§ **Task to carry out**
Extract all lines from the data beneath that include the word "matplotlib".
___ Material provided
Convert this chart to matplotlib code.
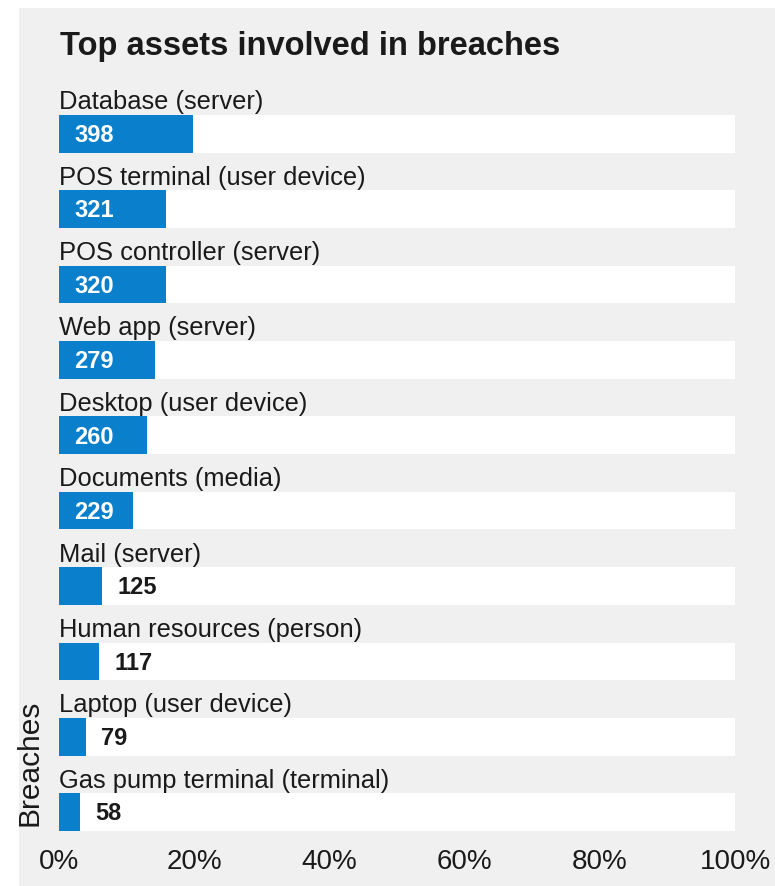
import matplotlib
matplotlib.use("Agg")
import matplotlib.pyplot as plt
from matplotlib.patches import Rectangle
from matplotlib.ticker import FuncFormatter

plt.rcParams['font.family'] = ['Liberation Sans', 'DejaVu Sans']

categories = ["Database (server)", "POS terminal (user device)", "POS controller (server)",
              "Web app (server)", "Desktop (user device)", "Documents (media)",
              "Mail (server)", "Human resources (person)", "Laptop (user device)",
              "Gas pump terminal (terminal)"]
breaches = [398, 321, 320, 279, 260, 229, 125, 117, 79, 58]
share_pct = [19.8, 15.8, 15.8, 14.1, 13.0, 10.9, 6.3, 5.9, 3.9, 3.1]
xticks = [0, 20, 40, 60, 80, 100]

BLUE = "#0A80CC"
BG = "#F0F0F0"

fig = plt.figure(figsize=(7.75, 8.87), dpi=100)
fig.patch.set_facecolor("white")
fig.patches.append(Rectangle((19/775, 0), 1 - 19/775, 1 - 9/887, transform=fig.transFigure,
                             facecolor=BG, edgecolor="none", zorder=-10))

ax = fig.add_axes([59.5/775, 55/887, 675.5/775, (832-88)/887])
ax.set_zorder(5)
ax.set_facecolor("none")
ax.set_xlim(0, 100)
ax.set_ylim(9.25, -0.62)

ys = list(range(len(categories)))
ax.barh(ys, [100]*len(ys), height=0.5, color="white", zorder=1)
ax.barh(ys, share_pct, height=0.5, color=BLUE, zorder=2)

px = 100/675.5
for y, cat, val, pct in zip(ys, categories, breaches, share_pct):
    ax.text(0, y - 0.43, cat, ha="left", va="center", fontsize=18.4, color="#1a1a1a", zorder=3)
    if pct >= 10:
        ax.text(15*px, y + 0.01, str(val), ha="left", va="center", fontsize=17,
                fontweight="bold", color="white", zorder=3)
    else:
        ax.text(pct + 15*px, y + 0.01, str(val), ha="left", va="center", fontsize=17,
                fontweight="bold", color="#1a1a1a", zorder=3)

ax.set_xticks(xticks)
ax.xaxis.set_major_formatter(FuncFormatter(lambda v, p: f"{v:.0f}%"))
ax.set_yticks([])
ax.tick_params(axis="x", length=0, pad=12, labelsize=20, labelcolor="#1a1a1a")
for s in ax.spines.values():
    s.set_visible(False)

fig.text(60/775, 1 - 47/887, "Top assets involved in breaches", ha="left", va="center",
         fontsize=23.5, fontweight="bold", color="#1a1a1a")
fig.text(30/775, 1 - 826/887, "Breaches", rotation=90, ha="center", va="bottom",
         fontsize=21.5, color="#1a1a1a")

fig.savefig("out.png", dpi=100, facecolor=fig.get_facecolor())
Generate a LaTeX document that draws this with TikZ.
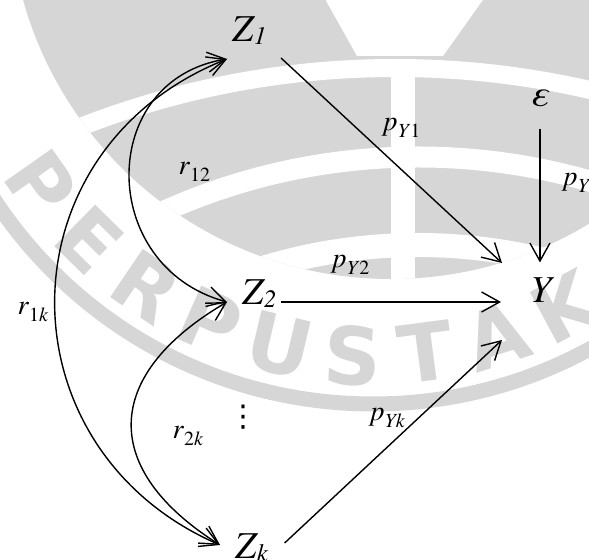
______
§ **Worked answer**
Convert this chart to matplotlib code.
import matplotlib
matplotlib.use("Agg")
import matplotlib.pyplot as plt
from matplotlib.patches import Rectangle
from matplotlib.ticker import FuncFormatter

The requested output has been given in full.